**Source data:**
* * *

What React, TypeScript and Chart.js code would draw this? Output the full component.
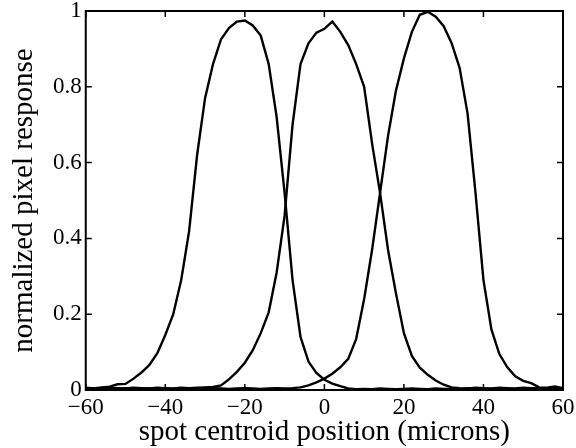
import React, { useEffect, useRef } from "react";
import { Chart, registerables } from "chart.js";

Chart.register(...registerables);

const positions = [
  -60, -58, -56, -54, -52, -50, -48, -46, -44, -42,
  -40, -38, -36, -34, -32, -30, -28, -26, -24, -22,
  -20, -18, -16, -14, -12, -10, -8, -6, -4, -2,
  0, 2, 4, 6, 8, 10, 12, 14, 16, 18,
  20, 22, 24, 26, 28, 30, 32, 34, 36, 38,
  40, 42, 44, 46, 48, 50, 52, 54, 56, 58,
  60,
];

const pixelLeft = [
  0.006, 0.004, 0.007, 0.009, 0.015, 0.016, 0.03, 0.046, 0.066, 0.097,
  0.145, 0.2, 0.29, 0.42, 0.62, 0.77, 0.86, 0.925, 0.955, 0.972,
  0.975, 0.962, 0.935, 0.86, 0.72, 0.52, 0.29, 0.14, 0.075, 0.045,
  0.027, 0.017, 0.01, 0.004, 0.002, 0.003, 0.002, 0.004, 0.003, 0.002,
  0.003, 0.004, 0.003, 0.002, 0.004, 0.003, 0.003, 0.002, 0.004, 0.003,
  0.002, 0.003, 0.004, 0.003, 0.002, 0.003, 0.004, 0.003, 0.002, 0.003,
  0.003,
];

const pixelCenter = [
  0.003, 0.005, 0.004, 0.006, 0.005, 0.004, 0.006, 0.005, 0.004, 0.006,
  0.005, 0.004, 0.006, 0.005, 0.006, 0.007, 0.008, 0.012, 0.028, 0.048,
  0.072, 0.105, 0.15, 0.205, 0.31, 0.46, 0.7, 0.86, 0.915, 0.943,
  0.953, 0.972, 0.945, 0.91, 0.86, 0.8, 0.65, 0.52, 0.37, 0.255,
  0.15, 0.09, 0.059, 0.04, 0.025, 0.014, 0.007, 0.005, 0.004, 0.006,
  0.005, 0.004, 0.006, 0.005, 0.004, 0.006, 0.005, 0.004, 0.005, 0.004,
  0.004,
];

const pixelRight = [
  0.004, 0.003, 0.005, 0.004, 0.003, 0.005, 0.004, 0.003, 0.004, 0.005,
  0.004, 0.003, 0.004, 0.005, 0.004, 0.003, 0.005, 0.004, 0.003, 0.004,
  0.005, 0.004, 0.003, 0.004, 0.005, 0.004, 0.005, 0.007, 0.012, 0.02,
  0.03, 0.043, 0.06, 0.082, 0.135, 0.24, 0.37, 0.52, 0.67, 0.79,
  0.875, 0.945, 0.99, 0.998, 0.985, 0.96, 0.915, 0.85, 0.73, 0.52,
  0.29, 0.16, 0.095, 0.06, 0.036, 0.024, 0.018, 0.007, 0.006, 0.009,
  0.005,
];

const xTitle = "spot centroid position (microns)";
const yTitle = "normalized pixel response";

const FONT = '"Liberation Serif", "Times New Roman", serif';

const framePlugin = {
  id: "frame",
  afterDatasetsDraw(chart: any) {
    const { ctx, chartArea, scales } = chart;
    const { left, right, top, bottom } = chartArea;
    const x = scales.x;
    const y = scales.y;
    ctx.save();
    ctx.strokeStyle = "#000";
    ctx.lineWidth = 2;
    ctx.strokeRect(left, top, right - left, bottom - top);
    ctx.lineWidth = 1.5;
    const len = 6;
    x.ticks.forEach((t: any) => {
      const px = x.getPixelForValue(t.value);
      ctx.beginPath();
      ctx.moveTo(px, bottom);
      ctx.lineTo(px, bottom - len);
      ctx.moveTo(px, top);
      ctx.lineTo(px, top + len);
      ctx.stroke();
    });
    y.ticks.forEach((t: any) => {
      const py = y.getPixelForValue(t.value);
      ctx.beginPath();
      ctx.moveTo(left, py);
      ctx.lineTo(left + len, py);
      ctx.moveTo(right, py);
      ctx.lineTo(right - len, py);
      ctx.stroke();
    });
    ctx.restore();
  },
};

export default function App() {
  const ref = useRef<HTMLCanvasElement | null>(null);

  useEffect(() => {
    if (!ref.current) return;
    const mk = (vals: number[]) => ({
      data: positions.map((p, i) => ({ x: p, y: vals[i] })),
      borderColor: "#000",
      borderWidth: 2.4,
      pointRadius: 0,
      tension: 0,
      fill: false,
    });
    const chart = new Chart(ref.current, {
      type: "line",
      data: {
        datasets: [mk(pixelLeft), mk(pixelCenter), mk(pixelRight)],
      },
      options: {
        animation: false,
        responsive: false,
        events: [],
        layout: { autoPadding: false, padding: { top: 11, right: 13, bottom: 0, left: 0 } },
        plugins: {
          legend: { display: false },
          tooltip: { enabled: false },
        },
        scales: {
          x: {
            type: "linear",
            min: -60,
            max: 60,
            grid: { display: false, drawTicks: false },
            border: { display: false },
            afterFit: (s: any) => {
              s.paddingLeft = 0;
              s.paddingRight = 0;
            },
            ticks: {
              stepSize: 20,
              padding: 6,
              color: "#000",
              maxRotation: 0,
              font: { family: FONT, size: 23, lineHeight: 1 },
              callback: (v: any) => (Number(v) < 0 ? "\u2212" + Math.abs(Number(v)) : String(v)),
            },
            title: {
              display: true,
              text: xTitle,
              color: "#000",
              font: { family: FONT, size: 29, lineHeight: 1 },
              padding: { top: -7, bottom: 1 },
            },
          },
          y: {
            type: "linear",
            min: 0,
            max: 1,
            grid: { display: false, drawTicks: false },
            border: { display: false },
            afterFit: (s: any) => {
              s.paddingTop = 0;
              s.paddingBottom = 0;
            },
            ticks: {
              stepSize: 0.2,
              padding: 4,
              color: "#000",
              font: { family: FONT, size: 23, lineHeight: 1 },
              callback: (v: any) => String(Number(Number(v).toFixed(1))),
            },
            title: {
              display: true,
              text: yTitle,
              color: "#000",
              font: { family: FONT, size: 29, lineHeight: 1 },
              padding: { top: 10, bottom: 10 },
            },
          },
        },
      },
      plugins: [framePlugin],
    });
    return () => chart.destroy();
  }, []);

  return (
    <div style={{ position: "absolute", left: 0, top: 0, width: 576, height: 448, background: "#fff" }}>
      <canvas ref={ref} width={576} height={448} />
    </div>
  );
}
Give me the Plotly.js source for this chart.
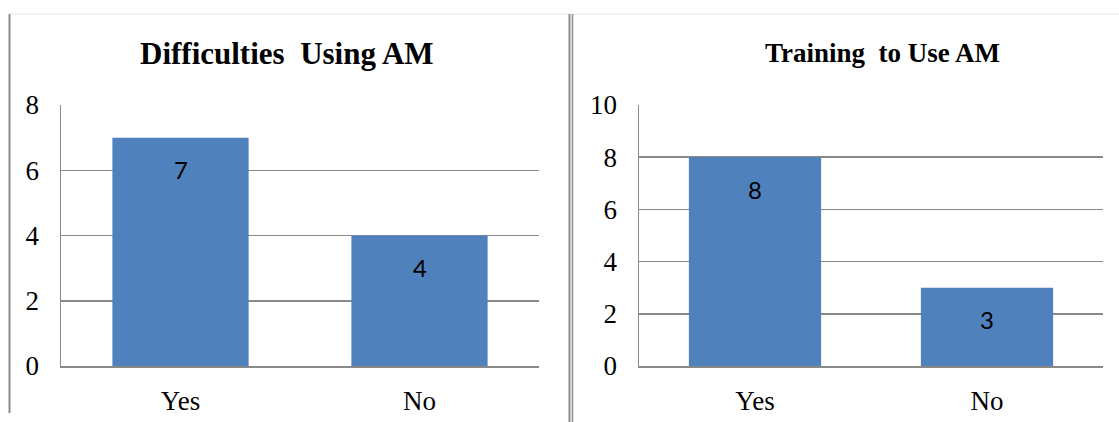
<!DOCTYPE html>
<html>
<head>
<meta charset="utf-8">
<script src="https://cdn.plot.ly/plotly-3.0.1.min.js"></script>
<style>html,body{margin:0;padding:0;background:#fff;}#chart{width:1119px;height:422px;}</style>
</head>
<body>
<div id="chart"></div>
<script>
const categories = ["Yes", "No"];
const difficultiesValues = [7, 4];
const trainingValues = [8, 3];
const titles = ["Difficulties  Using AM", "Training  to Use AM"];
const leftTicks = [0, 2, 4, 6, 8];
const rightTicks = [0, 2, 4, 6, 8, 10];

const W = 1119, H = 422;
const px = v => v / W;
const py = v => 1 - v / H;

const barColor = "#4F81BD";
const gridColor = "#898989";
const serif = "Liberation Serif, Times New Roman, serif";

const traces = [
  {type: "bar", x: categories, y: difficultiesValues, xaxis: "x", yaxis: "y",
   marker: {color: barColor}, hoverinfo: "none"},
  {type: "bar", x: categories, y: trainingValues, xaxis: "x2", yaxis: "y2",
   marker: {color: barColor}, hoverinfo: "none"}
];

function yax(range, ticks, anchor) {
  return {domain: [py(366), py(105)], range: range, tickvals: ticks,
    ticktext: ticks.map(String), showgrid: true, gridcolor: gridColor, gridwidth: 1.5,
    showline: true, linecolor: gridColor, linewidth: 1.5, zeroline: false,
    ticks: "", ticklabelstandoff: 15, anchor: anchor, fixedrange: true,
    tickfont: {family: serif, size: 27, color: "#000"}};
}
function xax(domain, anchor) {
  return {domain: domain, anchor: anchor, showline: true, linecolor: gridColor, linewidth: 1.5,
    ticks: "", ticklabelstandoff: 10, showgrid: false, fixedrange: true,
    tickfont: {family: serif, size: 27, color: "#000"}};
}

const annotations = [];
categories.forEach((c, i) => {
  annotations.push({xref: "x", yref: "y", x: c, y: difficultiesValues[i], yshift: -32,
    text: String(difficultiesValues[i]), showarrow: false,
    font: {family: "Lato, Carlito, Calibri, sans-serif", size: 24, color: "#000"}});
  annotations.push({xref: "x2", yref: "y2", x: c, y: trainingValues[i], yshift: -32,
    text: String(trainingValues[i]), showarrow: false,
    font: {family: "Lato, Carlito, Calibri, sans-serif", size: 24, color: "#000"}});
});
annotations.push({xref: "paper", yref: "paper", x: px(287), y: py(53), xanchor: "center", yanchor: "middle",
  text: "<b>" + titles[0] + "</b>", showarrow: false, font: {family: serif, size: 31, color: "#000"}});
annotations.push({xref: "paper", yref: "paper", x: px(882), y: py(53), xanchor: "center", yanchor: "middle",
  text: "<b>" + titles[1] + "</b>", showarrow: false, font: {family: serif, size: 27, color: "#000"}});

const shapes = [
  {type: "line", xref: "paper", yref: "paper", x0: px(9), x1: 1, y0: py(14), y1: py(14),
   line: {color: "#e6e6e6", width: 1}},
  {type: "line", xref: "paper", yref: "paper", x0: px(9.5), x1: px(9.5), y0: py(14), y1: py(413),
   line: {color: "#8c8c8c", width: 2}},
  {type: "line", xref: "paper", yref: "paper", x0: px(569.5), x1: px(569.5), y0: py(14), y1: 0,
   line: {color: "#8c8c8c", width: 2}},
  {type: "line", xref: "paper", yref: "paper", x0: px(572.5), x1: px(572.5), y0: py(14), y1: 0,
   line: {color: "#8c8c8c", width: 1.5}}
];

const layout = {
  width: W, height: H, margin: {l: 0, r: 0, t: 0, b: 0},
  paper_bgcolor: "#fff", plot_bgcolor: "#fff", showlegend: false, bargap: 0.43,
  xaxis: xax([px(61), px(539)], "y"),
  yaxis: yax([0, 8], leftTicks, "x"),
  xaxis2: xax([px(639), px(1103)], "y2"),
  yaxis2: yax([0, 10], rightTicks, "x2"),
  annotations: annotations, shapes: shapes
};

Plotly.newPlot("chart", traces, layout, {displayModeBar: false, staticPlot: true});
</script>
</body>
</html>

* * *

**Brief:**
With the pictures left out, restate word for word every line of the data above, from the first down to the line that contains "Chart.register(...registerables);".

**Written response:**
What React, TypeScript and Chart.js code would draw this? Output the full component.
import React, { useEffect, useRef } from "react";
import { Chart, registerables } from "chart.js";

Chart.register(...registerables);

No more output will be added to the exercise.